Records from a data source
________________

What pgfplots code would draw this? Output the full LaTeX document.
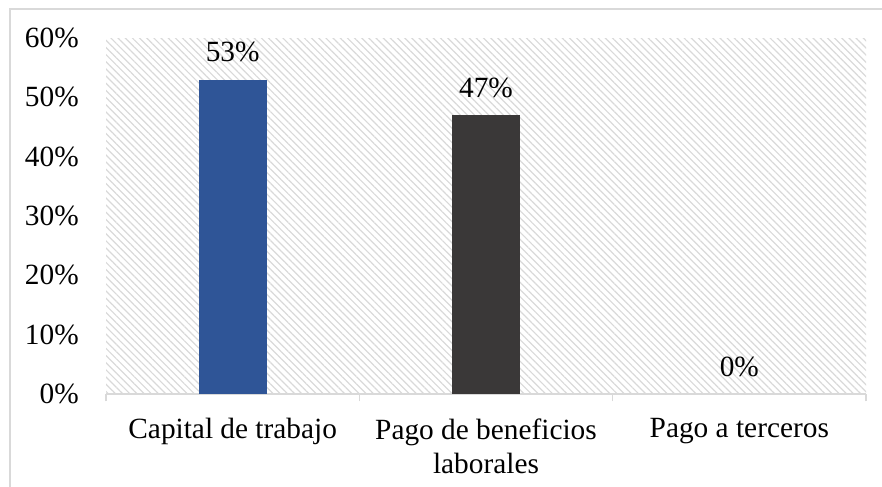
\documentclass[border=0pt]{standalone}
\usepackage{fontspec}
\setmainfont{Liberation Serif}
\usepackage{pgfplots}
\pgfplotsset{compat=1.18}
\usetikzlibrary{patterns.meta}
\definecolor{barblue}{HTML}{2F5597}
\definecolor{bardark}{HTML}{3A3838}
\definecolor{lgray}{HTML}{D9D9D9}
\begin{document}
\begin{tikzpicture}
\begin{axis}[
  at={(79.5pt,-295.5pt)}, anchor=south west,
  scale only axis, width=570pt, height=267pt,
  xmin=-0.5, xmax=2.5, ymin=0, ymax=60,
  ybar, bar width=51pt,
  axis x line*=bottom, axis y line*=left,
  y axis line style={draw=none},
  x axis line style={draw=lgray, line width=1.1pt},
  axis background/.style={pattern={Lines[angle=-45,distance=3.8pt,line width=0.9pt]}, pattern color=lgray},
  xtick={0,1,2},
  xticklabels={Capital de trabajo, Pago de beneficios\\laborales, Pago a terceros},
  xticklabel style={align=center, anchor=north, inner sep=0pt, yshift=-14pt, font=\fontsize{22}{26}\selectfont},
  major x tick style={draw=none},
  minor xtick={-0.5,0.5,1.5,2.5},
  minor x tick style={draw=lgray, line width=1.1pt},
  minor tick length=5.5pt,
  tick align=outside,
  ytick={0,10,20,30,40,50,60},
  yticklabels={0\%,10\%,20\%,30\%,40\%,50\%,60\%},
  major y tick style={draw=none},
  yticklabel style={anchor=east, inner sep=0pt, xshift=-16pt, font=\fontsize{22}{24}\selectfont},
  /pgf/number format/assume math mode=true,
  nodes near coords={\pgfmathprintnumber{\pgfplotspointmeta}\%},
  nodes near coords style={anchor=south, inner sep=0pt, yshift=13pt, font=\fontsize{22}{24}\selectfont, text=black},
  bar shift=0pt,
]
\addplot[fill=barblue, draw=none] coordinates {(0,53)};
\addplot[fill=bardark, draw=none] coordinates {(1,47)};
\addplot[fill=none, draw=none] coordinates {(2,0)};
\end{axis}
\draw[lgray, line width=1.2pt] (7.5pt,-400pt) -- (7.5pt,-6.75pt) -- (700pt,-6.75pt);
\pgfresetboundingbox
\path[use as bounding box] (0,0) rectangle (661.5pt,-364.5pt);
\end{tikzpicture}
\end{document}
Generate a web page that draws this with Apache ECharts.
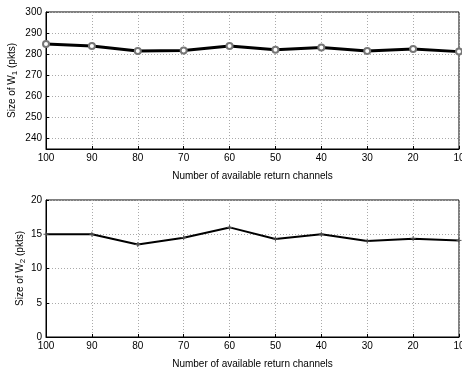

________________

◆ **PROBLEM**: Set each line of the records down exactly, leaving every picture out.

◆ **FINISHED ANSWER**:
What pgfplots code would draw this? Output the full LaTeX document.
\documentclass[border=0pt]{standalone}
\usepackage{fontspec}
\setmainfont{Liberation Serif}
\usepackage{pgfplots}
\pgfplotsset{compat=1.18}
\usetikzlibrary{patterns.meta}
\definecolor{barblue}{HTML}{2F5597}
\definecolor{bardark}{HTML}{3A3838}
\definecolor{lgray}{HTML}{D9D9D9}
\begin{document}
\begin{tikzpicture}
\begin{axis}[
  at={(79.5pt,-295.5pt)}, anchor=south west,
  scale only axis, width=570pt, height=267pt,
  xmin=-0.5, xmax=2.5, ymin=0, ymax=60,
  ybar, bar width=51pt,
  axis x line*=bottom, axis y line*=left,
  y axis line style={draw=none},
  x axis line style={draw=lgray, line width=1.1pt},
  axis background/.style={pattern={Lines[angle=-45,distance=3.8pt,line width=0.9pt]}, pattern color=lgray},
  xtick={0,1,2},
  xticklabels={Capital de trabajo, Pago de beneficios\\laborales, Pago a terceros},
  xticklabel style={align=center, anchor=north, inner sep=0pt, yshift=-14pt, font=\fontsize{22}{26}\selectfont},
  major x tick style={draw=none},
  minor xtick={-0.5,0.5,1.5,2.5},
  minor x tick style={draw=lgray, line width=1.1pt},
  minor tick length=5.5pt,
  tick align=outside,
  ytick={0,10,20,30,40,50,60},
  yticklabels={0\%,10\%,20\%,30\%,40\%,50\%,60\%},
  major y tick style={draw=none},
  yticklabel style={anchor=east, inner sep=0pt, xshift=-16pt, font=\fontsize{22}{24}\selectfont},
  /pgf/number format/assume math mode=true,
  nodes near coords={\pgfmathprintnumber{\pgfplotspointmeta}\%},
  nodes near coords style={anchor=south, inner sep=0pt, yshift=13pt, font=\fontsize{22}{24}\selectfont, text=black},
  bar shift=0pt,
]
\addplot[fill=barblue, draw=none] coordinates {(0,53)};
\addplot[fill=bardark, draw=none] coordinates {(1,47)};
\addplot[fill=none, draw=none] coordinates {(2,0)};
\end{axis}
\draw[lgray, line width=1.2pt] (7.5pt,-400pt) -- (7.5pt,-6.75pt) -- (700pt,-6.75pt);
\pgfresetboundingbox
\path[use as bounding box] (0,0) rectangle (661.5pt,-364.5pt);
\end{tikzpicture}
\end{document}
Generate a web page that draws this with Apache ECharts.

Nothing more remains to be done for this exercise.